# PROBLEM TO WORK ON:
Return the material exactly as supplied, apart from the pictures, which are omitted.

# INFORMATION SHOWN:
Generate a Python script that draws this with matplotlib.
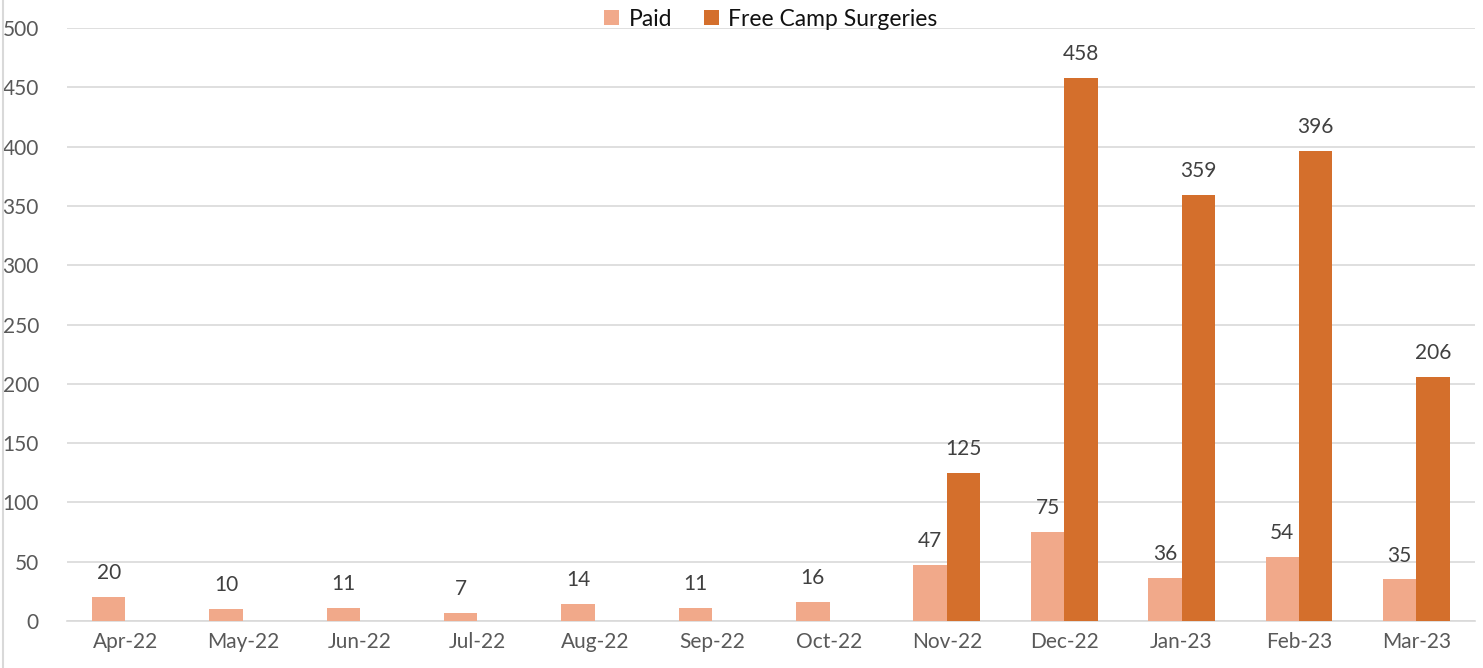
import numpy as np
import matplotlib.pyplot as plt
from matplotlib.lines import Line2D

months = ["Apr-22", "May-22", "Jun-22", "Jul-22", "Aug-22", "Sep-22",
          "Oct-22", "Nov-22", "Dec-22", "Jan-23", "Feb-23", "Mar-23"]
paid = [20, 10, 11, 7, 14, 11, 16, 47, 75, 36, 54, 35]
free_camp = [0, 0, 0, 0, 0, 0, 0, 125, 458, 359, 396, 206]

plt.rcParams['font.family'] = ['Lato', 'DejaVu Sans']

fig = plt.figure(figsize=(14.83, 6.68), dpi=100)
ax = fig.add_axes([0.045, 0.0704, 0.9496, 0.8876])

x = np.arange(len(months))
w = 0.285
b1 = ax.bar(x - w / 2, paid, w, color="#F1A98A", label="Paid", zorder=3)
b2 = ax.bar(x + w / 2, free_camp, w, color="#D46F2C", label="Free Camp Surgeries", zorder=3)

for bars, vals in ((b1, paid), (b2, free_camp)):
    for r, v in zip(bars, vals):
        if v == 0:
            continue
        ax.annotate(str(v), (r.get_x() + r.get_width() / 2, v),
                    xytext=(0, 10), textcoords="offset points",
                    ha="center", va="bottom", fontsize=15, color="#404040")

ax.set_xlim(-0.5, len(months) - 0.5)
ax.set_ylim(0, 500)
ax.set_yticks(np.arange(0, 501, 50))
ax.set_xticks(x)
ax.set_xticklabels(months)
ax.tick_params(axis="both", length=0, labelsize=15, labelcolor="#595959")
ax.tick_params(axis="y", pad=20)
ax.tick_params(axis="x", pad=8)
ax.grid(axis="y", color="#D9D9D9", linewidth=1.2, zorder=0)
for s in ["top", "right", "left"]:
    ax.spines[s].set_visible(False)
ax.spines["bottom"].set_color("#D9D9D9")
ax.spines["bottom"].set_linewidth(1.2)

leg = ax.legend(loc="center", bbox_to_anchor=(0.5, 1.015), ncol=2, frameon=False,
                fontsize=16.5, handlelength=0.65, handleheight=0.65, handletextpad=0.4,
                columnspacing=1.4, labelcolor="#111111")

fig.add_artist(Line2D([3 / 1483, 3 / 1483], [0, 1], transform=fig.transFigure,
                      color="#D9D9D9", linewidth=1.5))

fig.savefig("out.png", dpi=100)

# TASK OUTPUT:
Generate a Python script that draws this with matplotlib.
import numpy as np
import matplotlib.pyplot as plt
from matplotlib.lines import Line2D

months = ["Apr-22", "May-22", "Jun-22", "Jul-22", "Aug-22", "Sep-22",
          "Oct-22", "Nov-22", "Dec-22", "Jan-23", "Feb-23", "Mar-23"]
paid = [20, 10, 11, 7, 14, 11, 16, 47, 75, 36, 54, 35]
free_camp = [0, 0, 0, 0, 0, 0, 0, 125, 458, 359, 396, 206]

plt.rcParams['font.family'] = ['Lato', 'DejaVu Sans']

fig = plt.figure(figsize=(14.83, 6.68), dpi=100)
ax = fig.add_axes([0.045, 0.0704, 0.9496, 0.8876])

x = np.arange(len(months))
w = 0.285
b1 = ax.bar(x - w / 2, paid, w, color="#F1A98A", label="Paid", zorder=3)
b2 = ax.bar(x + w / 2, free_camp, w, color="#D46F2C", label="Free Camp Surgeries", zorder=3)

for bars, vals in ((b1, paid), (b2, free_camp)):
    for r, v in zip(bars, vals):
        if v == 0:
            continue
        ax.annotate(str(v), (r.get_x() + r.get_width() / 2, v),
                    xytext=(0, 10), textcoords="offset points",
                    ha="center", va="bottom", fontsize=15, color="#404040")

ax.set_xlim(-0.5, len(months) - 0.5)
ax.set_ylim(0, 500)
ax.set_yticks(np.arange(0, 501, 50))
ax.set_xticks(x)
ax.set_xticklabels(months)
ax.tick_params(axis="both", length=0, labelsize=15, labelcolor="#595959")
ax.tick_params(axis="y", pad=20)
ax.tick_params(axis="x", pad=8)
ax.grid(axis="y", color="#D9D9D9", linewidth=1.2, zorder=0)
for s in ["top", "right", "left"]:
    ax.spines[s].set_visible(False)
ax.spines["bottom"].set_color("#D9D9D9")
ax.spines["bottom"].set_linewidth(1.2)

leg = ax.legend(loc="center", bbox_to_anchor=(0.5, 1.015), ncol=2, frameon=False,
                fontsize=16.5, handlelength=0.65, handleheight=0.65, handletextpad=0.4,
                columnspacing=1.4, labelcolor="#111111")

fig.add_artist(Line2D([3 / 1483, 3 / 1483], [0, 1], transform=fig.transFigure,
                      color="#D9D9D9", linewidth=1.5))

fig.savefig("out.png", dpi=100)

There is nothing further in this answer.